Your goal: Starting at the first line of the listing below, retype each line up to and including the one that contains "import matplotlib.pyplot as plt". Leave pictures out.

Material provided:
----------------
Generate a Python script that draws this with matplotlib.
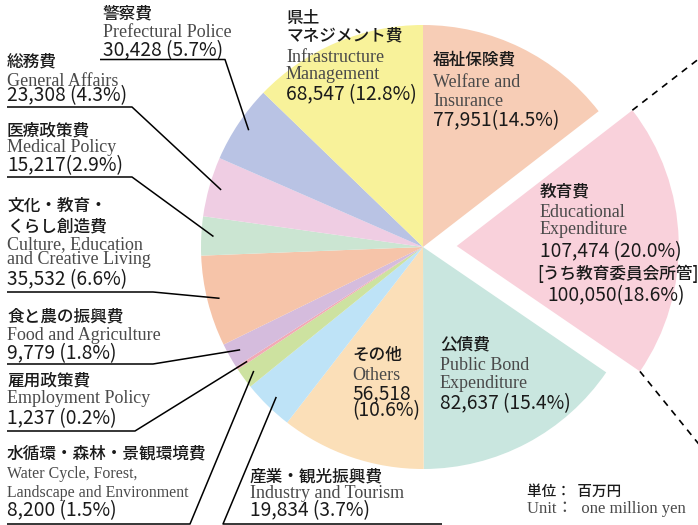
import numpy as np
import matplotlib.pyplot as plt

# budget items, clockwise from the top
names_jp = ['福祉保険費', '教育費', '公債費', 'その他', '産業・観光振興費',
            '水循環・森林・景観環境費', '雇用政策費', '食と農の振興費',
            '文化・教育・\nくらし創造費', '医療政策費', '総務費', '警察費',
            '県土\nマネジメント費']
names_en = ['Welfare and\nInsurance', 'Educational\nExpenditure',
            'Public Bond\nExpenditure', 'Others', 'Industry and Tourism',
            'Water Cycle, Forest,\nLandscape and Environment',
            'Employment Policy', 'Food and Agriculture',
            'Culture, Education\nand Creative Living', 'Medical Policy',
            'General Affairs', 'Prefectural Police',
            'Infrastructure\nManagement']
values = [77951, 107474, 82637, 56518, 19834, 8200, 1237, 9779, 35532,
          15217, 23308, 30428, 68547]
shares = [14.5, 20.0, 15.4, 10.6, 3.7, 1.5, 0.2, 1.8, 6.6, 2.9, 4.3, 5.7, 12.8]
colors = ['#f7cdb6', '#f9d1db', '#c9e6df', '#fbdfb8', '#bee3f7', '#cde2a0',
          '#f2aab5', '#d5bcdd', '#f6c4a9', '#cbe5d2', '#efcde3', '#b9c3e4',
          '#f8f29a']
explode_frac = [0, 0.152, 0, 0, 0, 0, 0, 0, 0, 0, 0, 0, 0]

edu_board_value = 100050
edu_board_share = 18.6

W, H = 698, 525
CX, CY, R = 423, 247, 222

JP = ['Noto Sans CJK JP', 'DejaVu Sans']
EN = ['Liberation Serif', 'DejaVu Serif']
JPSIZE, ENSIZE, NUMSIZE = 12, 13, 13.8
GRAY = '#4a4a4a'
INK = '#1a1a1a'

fig = plt.figure(figsize=(W / 100, H / 100), dpi=100)
ax = fig.add_axes([0, 0, 1, 1])
# pie's explode is in data units, so scale by the radius
wedges, _ = ax.pie(values, colors=colors,
                   explode=[e * R for e in explode_frac], startangle=-90,
                   counterclock=True, center=(CX, CY), radius=R,
                   wedgeprops=dict(linewidth=0))
ax.set_xlim(0, W)
ax.set_ylim(H, 0)
ax.set_aspect('equal')
ax.axis('off')


def fmt(v, s, sep=' '):
    return f'{v:,}{sep}({s}%)'


def label(x, jp_ys, en_ys, num_y, i, sep=' ', num_text=None, en_size=ENSIZE):
    jp_lines = names_jp[i].split('\n')
    for t, y in zip(jp_lines, jp_ys):
        ax.text(x, y, t, family=JP, fontsize=JPSIZE, weight='medium',
                color=INK, va='baseline')
    for t, y in zip(names_en[i].split('\n'), en_ys):
        ax.text(x, y, t, family=EN, fontsize=en_size, color=GRAY,
                va='baseline')
    if num_text is None:
        num_text = fmt(values[i], shares[i], sep)
    ax.text(x, num_y, num_text, family=JP, fontsize=NUMSIZE, color=INK,
            va='baseline')


def leader(i, x_far, x_knee, yu, rfrac=0.945):
    w = wedges[i]
    th = np.deg2rad((w.theta1 + w.theta2) / 2)
    px = w.center[0] + R * rfrac * np.cos(th)
    py = w.center[1] + R * rfrac * np.sin(th)
    ax.plot([x_far, x_knee, px], [yu, yu, py], color='black', lw=1.1,
            solid_capstyle='butt')


# labels in the left column, with leader lines
label(103, [18.5], [37], 56, 11)
leader(11, 100, 225, 59.5)
label(7, [66.5], [86], 101, 10)
leader(10, 7, 132, 107)
label(7, [135], [151.5], 171.5, 9, sep='')
leader(9, 7, 132, 177)
label(7, [211, 231], [249, 263.5], 285, 8)
leader(8, 7, 153, 292)
label(7, [321], [340], 359, 7)
leader(7, 7, 153, 364)
label(7, [385], [403], 424, 6)
leader(6, 7, 135, 431)
label(7, [458.5], [478, 497], 516.5, 5, en_size=11.4)
leader(5, 7, 190, 524)
label(250, [481], [498], 516.5, 4)
leader(4, 442, 223, 524)

# labels inside the pie
label(286, [23, 40], [62.5, 79], 100, 12)
label(433, [64.5], [87, 106], 126, 0, sep='')
label(540, [196], [217, 233.5], 257.5, 1)
ax.text(537, 279, '[うち教育委員会所管]', family=JP, fontsize=JPSIZE,
        weight='medium', color=INK, va='baseline')
ax.text(547, 301.5, fmt(edu_board_value, edu_board_share, ''), family=JP,
        fontsize=NUMSIZE, color=INK, va='baseline')
label(440, [349.5], [370, 388], 409, 2)
ax.text(352, 359.5, names_jp[3], family=JP, fontsize=JPSIZE,
        weight='medium', color=INK, va='baseline')
ax.text(352, 380.5, names_en[3], family=EN, fontsize=ENSIZE, color=GRAY,
        va='baseline')
ax.text(352, 399.5, f'{values[3]:,}', family=JP, fontsize=NUMSIZE,
        color=INK, va='baseline')
ax.text(352, 416.5, f'({shares[3]}%)', family=JP, fontsize=NUMSIZE,
        color=INK, va='baseline')

# dashed guides off the education slice
edu = wedges[1]
for th, ang in [(edu.theta1, edu.theta1), (edu.theta2, 51)]:
    t = np.deg2rad(th)
    x0 = edu.center[0] + R * np.cos(t)
    y0 = edu.center[1] + R * np.sin(t)
    a = np.deg2rad(ang)
    ax.plot([x0, x0 + 120 * np.cos(a)], [y0, y0 + 120 * np.sin(a)],
            color='black', lw=1.2, ls=(0, (4, 3.5)))

# unit note
ax.text(527, 496, '単位：  百万円', family=JP, fontsize=10.5,
        weight='medium', color=INK, va='baseline')
ax.text(527, 513, 'Unit：  one million yen', family=EN + JP, fontsize=12,
        color=GRAY, va='baseline')

fig.savefig('out.png', dpi=100)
----------------
Written solution:
Generate a Python script that draws this with matplotlib.
import numpy as np
import matplotlib.pyplot as plt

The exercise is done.